Carbon subsulfide is an organic, sulfur-containing chemical compound with the formula C3S2 and structure S=C=C=C=S. This deep red liquid is immiscible with water but soluble in organic solvents. It readily polymerizes at room temperature to form a hard black solid.

==Synthesis and structure==
C_{3}S_{2} was discovered by Béla Lengyel, who assigned it an unsymmetrical structure. Later, infrared and Raman spectroscopy showed that the structure is symmetrical with a D_{∞h} point group symmetry, i.e. S=C=C=C=S. This compound is analogous to carbon suboxide whose structure is O=C=C=C=O.

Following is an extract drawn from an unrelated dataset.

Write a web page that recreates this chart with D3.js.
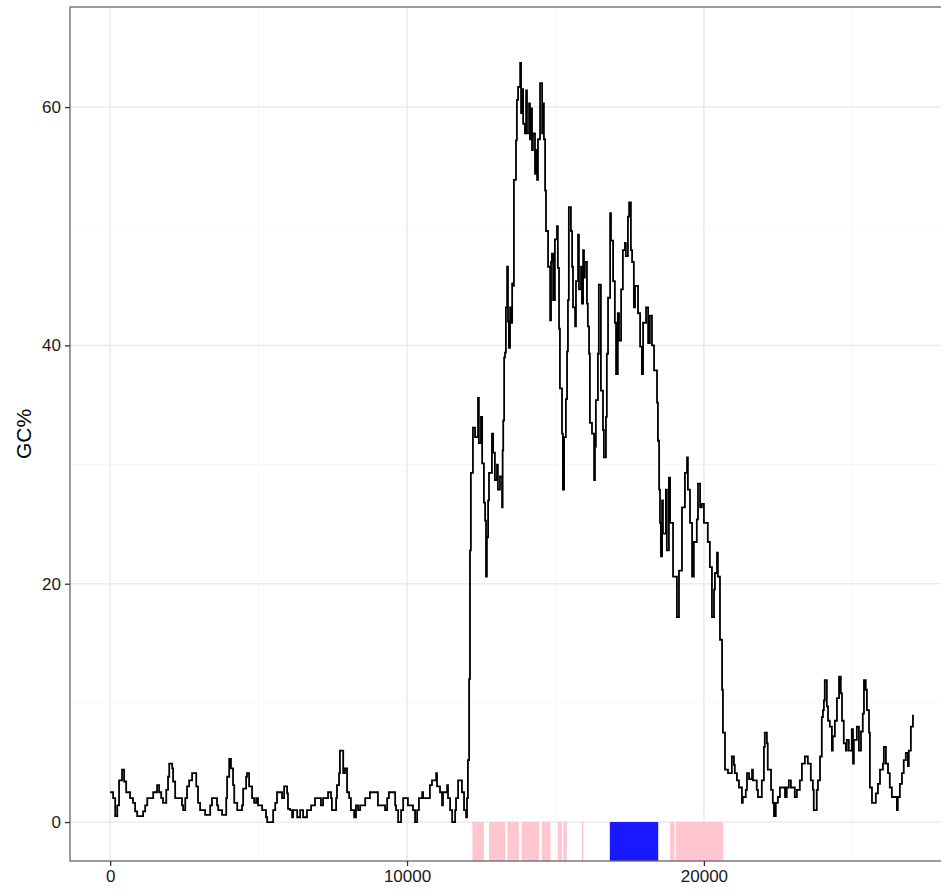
<!DOCTYPE html>
<html><head><meta charset="utf-8">
<script src="https://cdn.jsdelivr.net/npm/d3@7"></script>
<style>body{margin:0;background:#fff}svg{display:block}</style></head>
<body>
<svg id="c" width="941" height="894"></svg>
<script>
// ---- data ----
const pos = [0,100,170,240,300,400,470,540,670,770,840,910,1110,1180,1250,1450,1580,1650,1720,1780,1890,1950,1990,2090,2120,2190,2420,2460,2530,2590,2660,2760,2900,2960,3030,3200,3370,3430,3600,3640,3770,3910,3940,4010,4070,4140,4180,4280,4440,4480,4580,4610,4680,4780,4850,4920,4980,5120,5250,5290,5490,5560,5620,5790,5860,5960,5990,6060,6130,6160,6300,6400,6500,6630,6770,6900,7100,7170,7340,7440,7470,7610,7640,7710,7740,7850,7910,7980,8050,8110,8220,8280,8350,8420,8590,8750,9020,9260,9330,9390,9600,9630,9700,9800,9870,10030,10200,10270,10340,10400,10510,10540,10770,10840,10980,11010,11110,11180,11210,11350,11380,11450,11520,11620,11650,11720,11850,11920,11990,12020,12050,12090,12120,12150,12220,12290,12390,12420,12490,12530,12590,12630,12660,12690,12730,12760,12860,12900,12960,13030,13060,13130,13200,13220,13240,13270,13300,13330,13370,13400,13430,13470,13500,13540,13570,13600,13670,13700,13740,13810,13840,13870,13910,13970,14010,14040,14110,14140,14180,14210,14240,14310,14340,14380,14410,14480,14550,14580,14610,14650,14680,14750,14820,14850,14880,14920,14980,15050,15080,15120,15150,15220,15250,15290,15350,15390,15420,15450,15520,15560,15590,15660,15690,15760,15790,15860,15890,15930,15960,15990,16060,16090,16130,16160,16230,16300,16330,16360,16430,16460,16530,16600,16630,16700,16730,16770,16840,16870,16940,17000,17040,17100,17140,17210,17270,17340,17370,17440,17480,17540,17580,17640,17680,17780,17850,17910,17950,18050,18120,18180,18250,18320,18420,18450,18490,18520,18550,18590,18620,18720,18750,18820,18860,18960,19090,19160,19260,19360,19430,19460,19530,19600,19660,19760,19800,19870,19930,20000,20130,20200,20270,20340,20370,20440,20470,20540,20610,20640,20710,20810,20940,21010,21040,21110,21180,21280,21310,21410,21450,21520,21620,21650,21780,21820,21950,22020,22050,22120,22150,22260,22320,22360,22420,22490,22560,22730,22790,22860,22930,23060,23130,23230,23300,23400,23500,23600,23670,23700,23800,23840,23910,23970,24010,24040,24070,24140,24180,24240,24310,24340,24410,24480,24550,24610,24650,24710,24780,24810,24880,24980,25020,25050,25150,25220,25290,25350,25390,25450,25490,25560,25590,25660,25790,25860,25930,26030,26060,26130,26200,26260,26330,26500,26530,26600,26670,26730,26800,26870,26900,26970,27040];
const gc = [2.5,2.0,0.5,1.4,3.5,4.4,3.4,2.5,2.0,1.6,0.9,0.5,0.9,1.4,2.0,2.5,3.1,2.5,2.0,1.6,2.7,3.8,4.9,4.5,3.4,2.0,1.4,1.0,2.0,3.0,3.5,4.1,3.0,1.6,1.0,0.6,1.4,2.0,1.4,1.0,0.6,2.0,3.8,5.3,4.5,3.1,1.6,1.0,1.4,2.8,3.8,4.1,3.0,2.0,1.6,2.0,1.4,1.0,0.4,0.0,1.0,1.6,2.5,2.0,3.0,2.4,1.1,1.0,0.4,1.0,0.4,1.0,0.4,1.0,1.4,2.0,1.4,2.0,2.5,2.0,1.0,2.0,3.1,4.1,6.0,4.1,4.5,2.5,2.0,1.0,0.4,1.4,1.0,1.4,2.0,2.5,1.4,1.0,2.0,2.5,1.4,1.0,0.0,1.0,2.0,1.4,1.0,0.0,1.0,2.0,2.5,2.0,3.1,3.5,4.1,3.0,2.5,1.4,2.5,3.1,2.0,1.0,0.0,1.0,2.0,3.5,2.5,1.0,0.4,2.0,5.2,12.0,22.8,29.3,33.1,32.3,35.6,31.8,34.0,30.1,26.8,25.3,20.6,23.9,27.0,29.3,32.6,31.0,28.7,30.0,27.9,29.0,26.4,31.2,33.7,39.0,39.4,43.2,46.6,42.0,39.8,43.2,41.9,45.2,45.0,53.9,57.2,60.6,61.7,63.7,59.5,61.5,58.6,57.8,61.4,57.8,60.3,57.3,59.9,56.4,57.8,54.4,56.4,53.9,57.3,62.0,57.8,60.3,57.3,53.0,49.6,46.6,42.1,47.0,47.7,43.8,48.9,50.0,46.5,41.4,36.4,32.6,27.9,32.3,35.5,39.5,43.8,51.6,49.6,46.6,43.2,41.6,45.4,49.3,44.7,46.6,43.5,48.0,45.7,47.0,43.5,41.6,39.3,33.5,32.6,28.7,31.5,35.4,39.3,45.1,36.2,32.9,30.6,34.0,39.3,44.0,51.1,48.8,45.4,41.9,37.6,42.7,40.4,44.7,48.0,48.6,47.5,50.8,52.0,48.0,47.0,43.2,45.0,42.7,39.9,37.6,41.9,43.2,40.2,42.5,40.0,37.9,35.2,32.0,27.9,25.1,22.3,27.0,24.2,27.9,22.8,28.9,25.1,20.6,17.2,21.1,26.4,29.3,30.6,27.9,25.1,20.6,23.5,25.4,28.4,26.4,26.7,25.1,23.5,21.4,17.2,19.5,20.9,22.6,20.6,15.3,11.1,7.5,4.4,4.1,5.5,4.8,4.1,3.5,2.9,1.6,2.1,2.7,4.1,3.6,4.4,3.5,2.7,2.1,3.5,6.3,7.5,6.6,4.4,2.7,1.6,0.5,1.6,2.1,2.9,2.1,2.9,3.5,2.9,2.1,2.7,3.5,4.9,5.5,4.9,3.5,2.7,1.0,2.7,3.5,5.5,8.8,9.4,10.2,11.9,9.7,8.5,8.0,6.0,7.2,8.5,10.4,12.2,10.8,8.5,6.6,6.0,6.9,6.0,7.8,4.9,6.9,8.0,6.0,7.6,9.1,11.9,11.1,9.4,7.5,2.9,1.6,2.4,3.2,4.4,4.9,6.3,4.9,4.1,2.9,2.1,1.0,2.1,3.2,4.1,5.2,5.8,4.7,6.0,8.0,9.0];
const pinkStart = [12200,12760,13380,13860,14540,15070,15260,15890,18860,19060];
const pinkEnd   = [12590,13310,13770,14450,14830,15220,15380,15940,19010,20650];
const blueStart = [16830];
const blueEnd   = [18460];
const xMajor = [0,10000,20000];
const xMinor = [5000,15000,25000];
const yMajor = [0,20,40,60];
const yMinor = [10,30,50];
const yTitle = "GC%";

// ---- layout ----
const L=70, T=7, R=953, B=861;
const svg = d3.select("#c");
const x = d3.scaleLinear().domain([-1352, 28389]).range([L, R]);
const y = d3.scaleLinear().domain([-3.27, 68.4]).range([B, T]);

svg.append("defs").append("clipPath").attr("id","clip")
  .append("rect").attr("x",L).attr("y",T).attr("width",R-L).attr("height",B-T);

const g = svg.append("g").attr("clip-path","url(#clip)");
g.append("rect").attr("x",L).attr("y",T).attr("width",R-L).attr("height",B-T).attr("fill","#fff");

// grid
g.selectAll(".xmin").data(xMinor).join("line")
  .attr("x1",d=>x(d)).attr("x2",d=>x(d)).attr("y1",T).attr("y2",B)
  .attr("stroke","#f5f5f5").attr("stroke-width",0.8);
g.selectAll(".ymin").data(yMinor).join("line")
  .attr("y1",d=>y(d)).attr("y2",d=>y(d)).attr("x1",L).attr("x2",R)
  .attr("stroke","#f5f5f5").attr("stroke-width",0.8);
g.selectAll(".xmaj").data(xMajor).join("line")
  .attr("x1",d=>x(d)).attr("x2",d=>x(d)).attr("y1",T).attr("y2",B)
  .attr("stroke","#ebebeb").attr("stroke-width",1.5);
g.selectAll(".ymaj").data(yMajor).join("line")
  .attr("y1",d=>y(d)).attr("y2",d=>y(d)).attr("x1",L).attr("x2",R)
  .attr("stroke","#ebebeb").attr("stroke-width",1.5);

// rects
const pinkData = pinkStart.map((s,i)=>({s, e:pinkEnd[i]}));
const blueData = blueStart.map((s,i)=>({s, e:blueEnd[i]}));
g.selectAll(".pk").data(pinkData).join("rect")
  .attr("x",d=>x(d.s)).attr("width",d=>x(d.e)-x(d.s))
  .attr("y",y(0)).attr("height",B-y(0)+2)
  .attr("fill","pink").attr("fill-opacity",0.9);
g.selectAll(".bl").data(blueData).join("rect")
  .attr("x",d=>x(d.s)).attr("width",d=>x(d.e)-x(d.s))
  .attr("y",y(0)).attr("height",B-y(0)+2)
  .attr("fill","blue").attr("fill-opacity",0.9);

// line
const data = pos.map((p,i)=>[p,gc[i]]);
g.append("path").datum(data)
  .attr("d", d3.line().x(d=>x(d[0])).y(d=>y(d[1])).curve(d3.curveStepAfter))
  .attr("fill","none").attr("stroke","#000").attr("stroke-width",1.8);

// border
svg.append("rect").attr("x",L).attr("y",T).attr("width",R-L).attr("height",B-T)
  .attr("fill","none").attr("stroke","#666").attr("stroke-width",1.3);

// axes
const ax = svg.append("g").attr("transform",`translate(0,${B})`)
  .call(d3.axisBottom(x).tickValues(xMajor).tickFormat(d3.format("d")).tickSize(5).tickPadding(4));
const ay = svg.append("g").attr("transform",`translate(${L},0)`)
  .call(d3.axisLeft(y).tickValues(yMajor).tickFormat(d3.format("d")).tickSize(5).tickPadding(4));
[ax,ay].forEach(a=>{
  a.select(".domain").remove();
  a.selectAll(".tick line").attr("stroke","#333").attr("stroke-width",1.3);
  a.selectAll(".tick text").attr("fill","#1a1a1a")
    .style("font-family","'Liberation Sans', Arial, sans-serif").style("font-size","17px");
});

svg.append("text").text(yTitle)
  .attr("transform",`translate(31,${(T+B)/2}) rotate(-90)`)
  .attr("text-anchor","middle")
  .style("font-family","'Liberation Sans', Arial, sans-serif").style("font-size","21px")
  .attr("fill","#000");
</script>
</body></html>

Lengyel first synthesized this compound by passing carbon disulfide (CS_{2}) vapor through an electric arc with carbon electrodes. This treatment produced a black solution that after filtration and evaporation gave a cherry-red liquid. He determined the molecular mass by cryoscopy. Later preparations of C_{3}S_{2} include thermolysis of a stream of CS_{2} in a quartz tube heated to 900 to 1100 °C as well as flash vacuum pyrolysis (FVP) of 1,2-dithiole-3-thiones.

==Reactions and occurrence==
Among its few known reactions, C_{3}S_{2} reacts with bromine to form the cyclic disulfide.

C_{3}S_{2} polymerizes under applied pressure to give a black semi-conducting solid. A similar pressure-induced polymerization of CS_{2} also gives a black semiconducting polymer.

In addition, reactions of C_{3}S_{2} can yield highly condensed sulfur-containing compounds, e.g. the reaction of C_{3}S_{2} with 2-aminopyridine.

Using microwave spectroscopy, small C_{n}S_{2} clusters have been detected in interstellar medium. The rotational transitions of these molecular carbon sulfides matched with the corresponding molecules.